The first new low-power FM construction permit since January has been issued, to Wimberly Texan Radio, in Wimberly, TX. Also, in the last two weeks 18 new LPFMs have received their licenses.
There was one interesting dismissal from an applicant that the FCC determined was associated with an unlicensed station. As discovered and reported to the Commission by REC Networks, the FCC’s Enforcement Bureau served to Radhames Severino a Notice of Unauthorized Operation on November 7, 2006, followed by a Notice of Apparent Liability on May 26, 2009 for broadcasting on 101.5 FM in Houston, TX without a license. Severino was a party to an application filed by Ministerios del Instituto Biblico Elohim in Cypress, TX.
Federal law prohibits any person formally associated with a pirate station from operating a LPFM. However, as we have learned, the FCC sets a high bar for evidence of unlicensed activity, having even dismissed press reports as insufficient. Effectively the Commission really only accepts evidence collected by its own field agents or law enforcement agencies–in the three states where unlicensed broadcasting is a state-level offense–as sufficient to substantiate dismissing an LPFM application.

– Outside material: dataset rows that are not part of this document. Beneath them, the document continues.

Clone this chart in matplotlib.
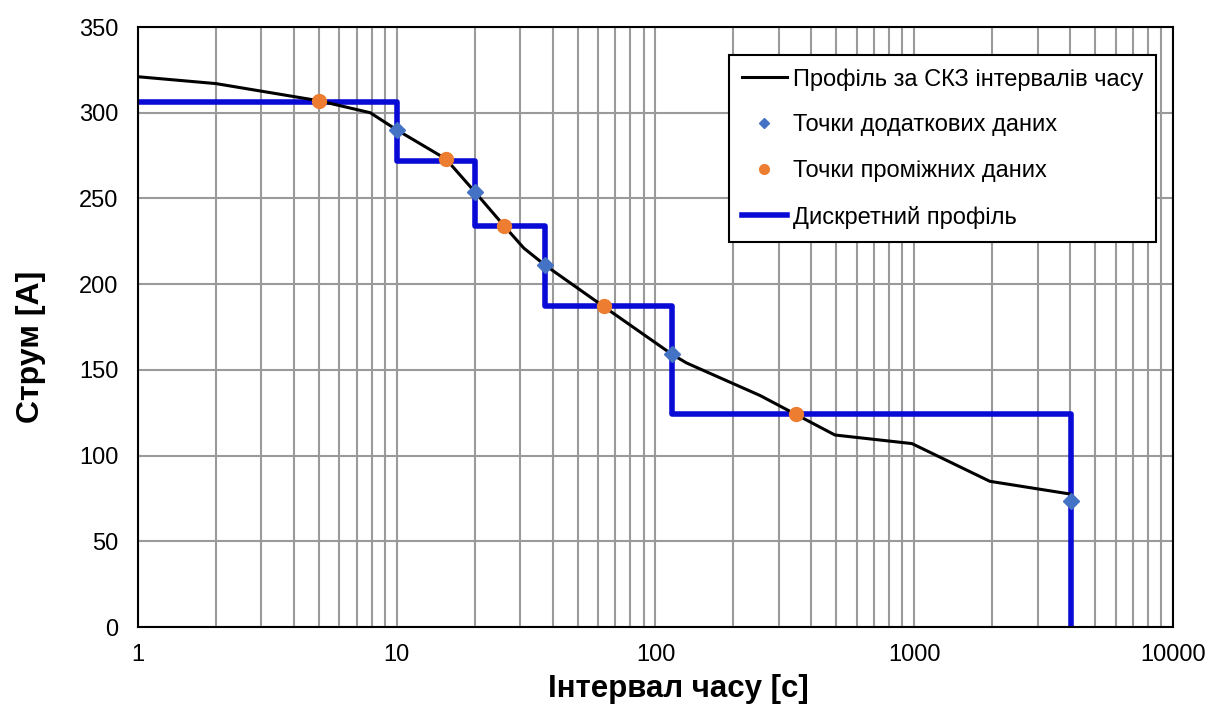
import matplotlib.pyplot as plt
import numpy as np
from matplotlib.ticker import FixedLocator, NullFormatter, LogLocator

plt.rcParams['font.family'] = ['Liberation Sans', 'DejaVu Sans']

# профіль за СКЗ
t_rms = [1, 2, 5, 7.9, 10, 15.5, 20, 26, 31, 37.5, 63, 116, 132, 254, 349, 494, 980, 1960, 4036]
i_rms = [321, 317, 307, 300, 290, 273, 254, 234, 221, 211, 187, 159, 154, 135, 124, 112, 107, 85, 77.5]

# точки додаткових даних
t_add = [10, 20, 37.5, 116, 4036]
i_add = [290, 254, 211, 159, 73.5]

# точки проміжних даних
t_mid = [5, 15.5, 26, 63, 349]
i_mid = [307, 273, 234, 187, 124]

# дискретний профіль
t_step = [1, 10, 20, 37.5, 116, 4036]
i_step = [306, 272, 234, 187, 124, 0]

fig = plt.figure(figsize=(12.18, 7.13), dpi=100)
ax = fig.add_axes([0.1133, 0.1206, 0.8497, 0.8415])

ax.plot(t_rms, i_rms, color='black', lw=2.2, label='Профіль за СКЗ інтервалів часу', zorder=3)
ax.step(t_step, i_step, where='post', color='#0a0ad6', lw=4, label='Дискретний профіль', zorder=2)
ax.plot(t_add, i_add, ls='none', marker='D', ms=8, color='#4472C4', label='Точки додаткових даних', zorder=4)
ax.plot(t_mid, i_mid, ls='none', marker='o', ms=10, color='#ED7D31', label='Точки проміжних даних', zorder=4)

ax.set_xscale('log')
ax.set_xlim(1, 10000)
ax.set_ylim(0, 350)
ax.xaxis.set_major_locator(FixedLocator([1, 10, 100, 1000, 10000]))
ax.set_xticklabels(['1', '10', '100', '1000', '10000'])
ax.xaxis.set_minor_locator(LogLocator(base=10, subs=np.arange(2, 10)))
ax.xaxis.set_minor_formatter(NullFormatter())
ax.set_yticks(np.arange(0, 351, 50))
ax.tick_params(axis='both', which='both', length=0, labelsize=17)
ax.tick_params(axis='x', pad=12)
ax.tick_params(axis='y', pad=14)

ax.grid(True, which='major', axis='both', color='#9a9a9a', lw=1.5)
ax.grid(True, which='minor', axis='x', color='#9a9a9a', lw=1.5)
ax.set_axisbelow(True)
for s in ax.spines.values():
    s.set_color('black')
    s.set_linewidth(1.5)

ax.set_xlabel('Інтервал часу [с]', fontsize=22.5, fontweight='bold')
ax.set_ylabel('Струм [А]', fontsize=23, fontweight='bold')
ax.xaxis.set_label_coords(0.522, -0.078)
ax.yaxis.set_label_coords(-0.089, 0.467)

h, l = ax.get_legend_handles_labels()
order = [0, 2, 3, 1]
leg = ax.legend([h[i] for i in order], [l[i] for i in order], loc='upper right',
                bbox_to_anchor=(0.9836, 0.953), borderaxespad=0, fontsize=17, frameon=True,
                fancybox=False, edgecolor='black', framealpha=1, labelspacing=1.0,
                handlelength=1.9, handletextpad=0.25, borderpad=0.55, markerscale=0.7)
leg.get_frame().set_linewidth(1.5)

fig.savefig('out.png', dpi=100)
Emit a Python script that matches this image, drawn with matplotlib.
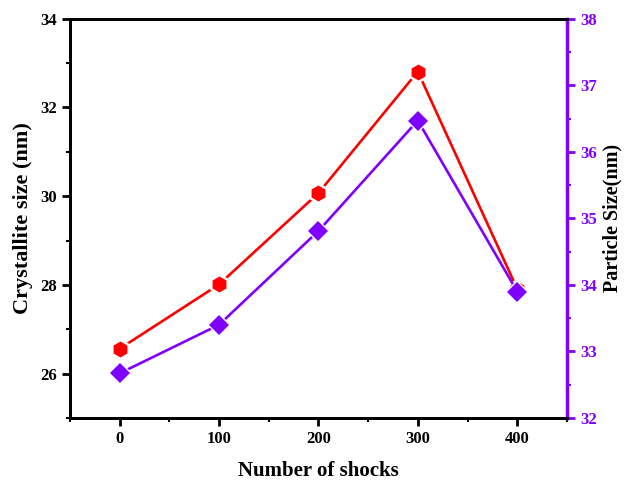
import matplotlib
matplotlib.use("Agg")
import matplotlib.pyplot as plt
from matplotlib.ticker import MultipleLocator

shocks = [0, 100, 200, 300, 400]
crystallite = [26.56, 28.01, 30.07, 32.81, 27.91]
particle = [32.67, 33.40, 34.81, 36.47, 33.90]

red = "#ff0000"
purple = "#8000ff"

plt.rcParams['font.family'] = ['Liberation Serif', 'DejaVu Serif']
plt.rcParams['font.weight'] = 'bold'

fig = plt.figure(figsize=(6.25, 4.82), dpi=100)
ax = fig.add_axes([0.112, 0.133, 0.795, 0.828])
ax2 = ax.twinx()
ax.set_zorder(2)
ax.patch.set_visible(False)
ax2.set_zorder(3)
ax2.patch.set_visible(False)

# crystallite (left axis)
ax.plot(shocks, crystallite, color=red, lw=1.9, zorder=3)
ax.plot(shocks, crystallite, ls='none', marker='h', ms=15.5, color='white', mew=0, zorder=4)
ax.plot(shocks, crystallite, ls='none', marker='h', ms=11.5, color=red, mew=0, zorder=5)

# particle size (right axis)
ax2.plot(shocks, particle, color=purple, lw=1.9, zorder=3)
ax2.plot(shocks, particle, ls='none', marker='D', ms=12.5, color='white', mew=0, zorder=4)
ax2.plot(shocks, particle, ls='none', marker='D', ms=10, color=purple, mew=0, zorder=5)

ax.set_xlim(-50, 450)
ax.set_ylim(25, 34)
ax2.set_ylim(32, 38)

ax.xaxis.set_major_locator(MultipleLocator(100))
ax.xaxis.set_minor_locator(MultipleLocator(50))
ax.yaxis.set_major_locator(MultipleLocator(2))
ax.yaxis.set_minor_locator(MultipleLocator(1))
ax2.yaxis.set_major_locator(MultipleLocator(1))
ax2.yaxis.set_minor_locator(MultipleLocator(0.5))

for a in (ax, ax2):
    for s in a.spines.values():
        s.set_linewidth(2)
ax2.spines['right'].set_color(purple)
ax2.spines['right'].set_linewidth(2.5)

ax.tick_params(axis='both', which='major', direction='out', length=6, width=2, labelsize=12)
ax.tick_params(axis='both', which='minor', direction='out', length=3, width=1.5)
ax2.tick_params(axis='y', which='major', direction='out', length=6, width=2, labelsize=12,
                colors=purple)
ax2.tick_params(axis='y', which='minor', direction='out', length=3, width=1.5, colors=purple)

for lab in ax.get_xticklabels() + ax.get_yticklabels() + ax2.get_yticklabels():
    lab.set_fontweight('bold')

ax.set_xlabel("Number of shocks", fontsize=15, fontweight='bold', labelpad=10)
ax.set_ylabel("Crystallite size (nm)", fontsize=16, fontweight='bold', labelpad=5)
ax2.set_ylabel("Particle Size(nm)", fontsize=14.5, fontweight='bold', labelpad=4)

fig.savefig("out.png", dpi=100)
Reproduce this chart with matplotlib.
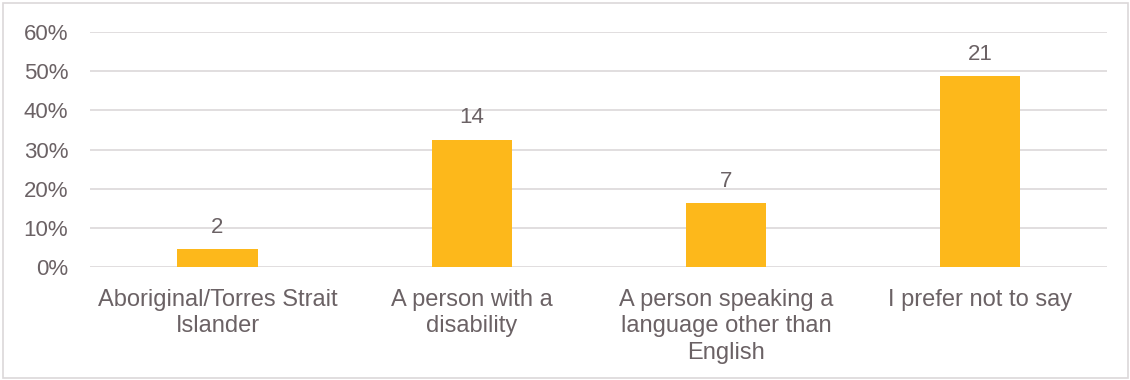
import matplotlib.pyplot as plt
from matplotlib.ticker import PercentFormatter

categories = ['Aboriginal/Torres Strait\nIslander', 'A person with a\ndisability',
              'A person speaking a\nlanguage other than\nEnglish', 'I prefer not to say']
counts = [2, 14, 7, 21]
total = 43
shares = [c / total for c in counts]

plt.rcParams['font.family'] = ['Liberation Sans', 'DejaVu Sans']
text_col = '#6b6265'
grid_col = '#dcd8d9'

fig = plt.figure(figsize=(11.3, 3.8), dpi=100)
fig.patches.append(plt.Rectangle((0.003, 0.005), 0.995, 0.987, transform=fig.transFigure,
                                 fill=False, edgecolor=grid_col, lw=1.2))
ax = fig.add_axes([0.080, 0.297, 0.900, 0.619])

x = range(len(categories))
bars = ax.bar(x, shares, width=0.315, color='#fdb81b', zorder=3)
for b, c in zip(bars, counts):
    ax.annotate(str(c), (b.get_x() + b.get_width() / 2, b.get_height()),
                xytext=(0, 8), textcoords='offset points', ha='center', va='bottom',
                fontsize=16, color=text_col)

ax.set_xlim(-0.5, len(categories) - 0.5)
ax.set_ylim(0, 0.6)
ax.set_yticks([i / 10 for i in range(7)])
ax.yaxis.set_major_formatter(PercentFormatter(1.0, decimals=0))
ax.grid(axis='y', color=grid_col, lw=1.2, zorder=0)
ax.set_xticks(list(x))
ax.set_xticklabels(categories, fontsize=17, color=text_col, linespacing=1.27)
ax.tick_params(axis='y', labelsize=16, labelcolor=text_col, length=0, pad=16)
ax.tick_params(axis='x', length=0, pad=15.5)
for s in ax.spines.values():
    s.set_visible(False)

fig.savefig('out.png', dpi=100)
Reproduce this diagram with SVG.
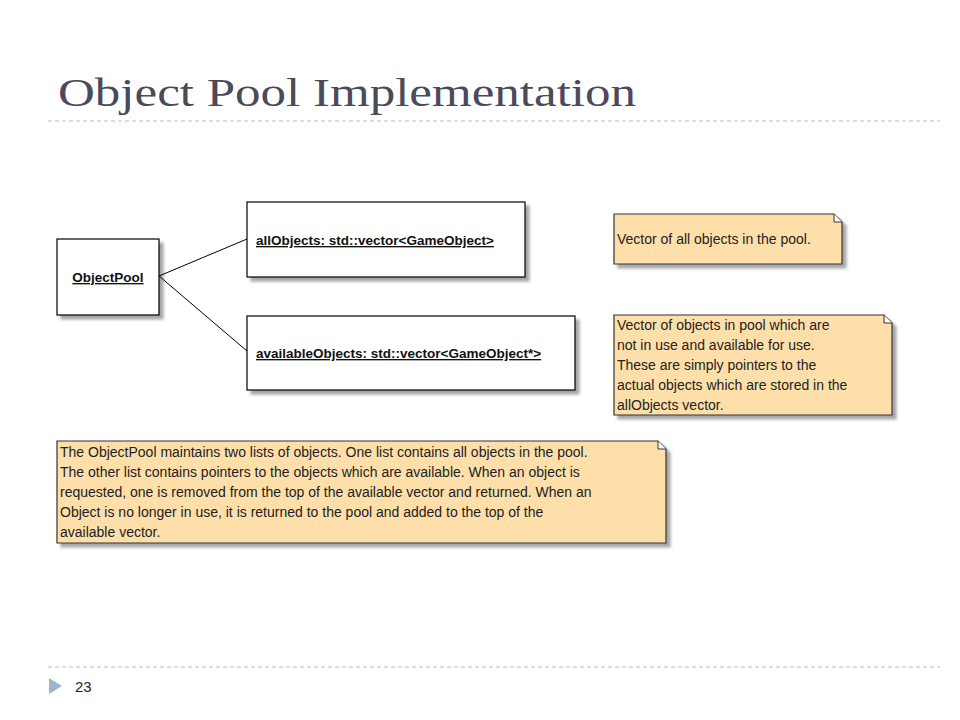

In this case the FCC indeed had records of Severino’s alleged unlicensed activity, which the accused never formally contested. Yet, it is interesting that it was left up to a third party to turn up this fact, not the Commission itself.
REC also notes that this application was one associated with the infamous Cesar Guel, who has his fingerprints on 245 LPFM applications, a fact that REC and other groups say is in violation of FCC rules limiting most groups and persons to just one application. There are now 85 Guel-associated applications yet to be processed by the FCC, out of a total 118 LPFM applications still pending.